§ Task to carry out: All of the data should be repeated exactly; pictures are not part of the copy.

§ Data extract:
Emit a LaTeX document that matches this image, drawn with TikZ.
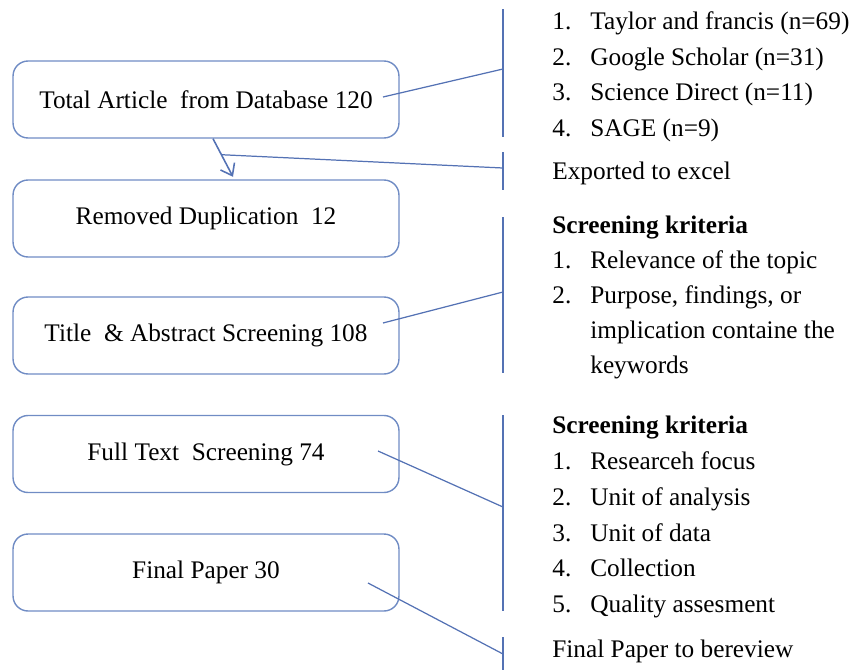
\documentclass[tikz,border=0pt]{standalone}
\usepackage{fontspec}
\setmainfont{Liberation Serif}
\usetikzlibrary{arrows.meta}
\definecolor{lineblue}{RGB}{84,114,180}
\definecolor{boxblue}{RGB}{112,140,196}
\begin{document}
\begin{tikzpicture}[x=0.02cm,y=-0.02cm,
    stage/.style={draw=boxblue,line width=0.8pt,rounded corners=0.3cm,
      minimum width=7.72cm,minimum height=1.54cm,inner sep=0pt,
      font=\fontsize{14.4}{17}\selectfont},
    txt/.style={anchor=base west,inner sep=0pt,font=\fontsize{14.4}{17}\selectfont},
    link/.style={draw=lineblue,line width=0.7pt}]
    \useasboundingbox (0,0) rectangle (856,670);
    % stages on the left
    \node[stage] (tot) at (206,99.5) {Total Article \ from Database 120};
    \node[stage] (dup) at (206,218.5) {Removed Duplication \ 12};
    \node[stage] (tas) at (206,335.5) {Title \ \& Abstract Screening 108};
    \node[stage] (fts) at (206,454) {Full Text \ Screening 74};
    \node[stage] (fin) at (206,572.5) {Final Paper 30};
    % brackets
    \draw[link] (503,9) -- (503,137);
    \draw[link] (503,152) -- (503,190);
    \draw[link] (503,217) -- (503,373);
    \draw[link] (503,415) -- (503,611);
    \draw[link] (503,637) -- (503,670);
    \coordinate (b1) at (503,69);
    \coordinate (b2) at (503,168);
    \coordinate (b3) at (503,292);
    \coordinate (b4) at (503,507);
    \coordinate (b5) at (503,654);
    % where the links leave the boxes
    \coordinate (s1) at (383,97);
    \coordinate (s3) at (383,323);
    \coordinate (s4) at (378,451);
    \coordinate (s5) at (368,583);
    \draw[link] (s1) -- (b1);
    \draw[link] (s3) -- (b3);
    \draw[link] (s4) -- (b4);
    \draw[link] (s5) -- (b5);
    % arrow between first two stages
    \coordinate (a0) at ([xshift=0.14cm]tot.south);
    \coordinate (a1) at ([xshift=0.54cm,yshift=0.05cm]dup.north);
    \draw[link,line width=0.9pt,-{Straight Barb[length=6pt,width=9pt]}] (a0) -- (a1);
    \path (a0) -- (a1) coordinate[pos=0.42] (am);
    \draw[link] (am) -- (b2);
    % texts on the right
    \foreach \y/\n/\t in {29/1./Taylor and francis (n=69),65/2./Google Scholar (n=31),
      100/3./Science Direct (n=11),136/4./SAGE (n=9),268/1./Relevance of the topic,
      303/2./{Purpose, findings, or},469/1./Researceh focus,505/2./Unit of analysis,
      541/3./Unit of data,576/4./Collection,612/5./Quality assesment}
    {
      \node[txt] (num\y) at (552,\y) {\n};
      \node[txt] (itm\y) at (590,\y) {\t};
    }
    \node[txt] (imp) at (590,338) {implication containe the};
    \node[txt] (kwd) at (590,373) {keywords};
    \node[txt] (exp) at (552,179) {Exported to excel};
    \node[txt,font=\fontsize{14.4}{17}\selectfont\bfseries] (crA) at (552,233) {Screening kriteria};
    \node[txt,font=\fontsize{14.4}{17}\selectfont\bfseries] (crB) at (552,433) {Screening kriteria};
    \node[txt] (rev) at (552,657) {Final Paper to bereview};
\end{tikzpicture}
\end{document}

§ Final answer:
Emit a LaTeX document that matches this image, drawn with TikZ.
\documentclass[tikz,border=0pt]{standalone}
\usepackage{fontspec}
\setmainfont{Liberation Serif}
\usetikzlibrary{arrows.meta}
\definecolor{lineblue}{RGB}{84,114,180}
\definecolor{boxblue}{RGB}{112,140,196}
\begin{document}
\begin{tikzpicture}[x=0.02cm,y=-0.02cm,
    stage/.style={draw=boxblue,line width=0.8pt,rounded corners=0.3cm,
      minimum width=7.72cm,minimum height=1.54cm,inner sep=0pt,
      font=\fontsize{14.4}{17}\selectfont},
    txt/.style={anchor=base west,inner sep=0pt,font=\fontsize{14.4}{17}\selectfont},
    link/.style={draw=lineblue,line width=0.7pt}]
    \useasboundingbox (0,0) rectangle (856,670);
    % stages on the left
    \node[stage] (tot) at (206,99.5) {Total Article \ from Database 120};
    \node[stage] (dup) at (206,218.5) {Removed Duplication \ 12};
    \node[stage] (tas) at (206,335.5) {Title \ \& Abstract Screening 108};
    \node[stage] (fts) at (206,454) {Full Text \ Screening 74};
    \node[stage] (fin) at (206,572.5) {Final Paper 30};
    % brackets
    \draw[link] (503,9) -- (503,137);
    \draw[link] (503,152) -- (503,190);
    \draw[link] (503,217) -- (503,373);
    \draw[link] (503,415) -- (503,611);
    \draw[link] (503,637) -- (503,670);
    \coordinate (b1) at (503,69);
    \coordinate (b2) at (503,168);
    \coordinate (b3) at (503,292);
    \coordinate (b4) at (503,507);
    \coordinate (b5) at (503,654);
    % where the links leave the boxes
    \coordinate (s1) at (383,97);
    \coordinate (s3) at (383,323);
    \coordinate (s4) at (378,451);
    \coordinate (s5) at (368,583);
    \draw[link] (s1) -- (b1);
    \draw[link] (s3) -- (b3);
    \draw[link] (s4) -- (b4);
    \draw[link] (s5) -- (b5);
    % arrow between first two stages
    \coordinate (a0) at ([xshift=0.14cm]tot.south);
    \coordinate (a1) at ([xshift=0.54cm,yshift=0.05cm]dup.north);
    \draw[link,line width=0.9pt,-{Straight Barb[length=6pt,width=9pt]}] (a0) -- (a1);
    \path (a0) -- (a1) coordinate[pos=0.42] (am);
    \draw[link] (am) -- (b2);
    % texts on the right
    \foreach \y/\n/\t in {29/1./Taylor and francis (n=69),65/2./Google Scholar (n=31),
      100/3./Science Direct (n=11),136/4./SAGE (n=9),268/1./Relevance of the topic,
      303/2./{Purpose, findings, or},469/1./Researceh focus,505/2./Unit of analysis,
      541/3./Unit of data,576/4./Collection,612/5./Quality assesment}
    {
      \node[txt] (num\y) at (552,\y) {\n};
      \node[txt] (itm\y) at (590,\y) {\t};
    }
    \node[txt] (imp) at (590,338) {implication containe the};
    \node[txt] (kwd) at (590,373) {keywords};
    \node[txt] (exp) at (552,179) {Exported to excel};
    \node[txt,font=\fontsize{14.4}{17}\selectfont\bfseries] (crA) at (552,233) {Screening kriteria};
    \node[txt,font=\fontsize{14.4}{17}\selectfont\bfseries] (crB) at (552,433) {Screening kriteria};
    \node[txt] (rev) at (552,657) {Final Paper to bereview};
\end{tikzpicture}
\end{document}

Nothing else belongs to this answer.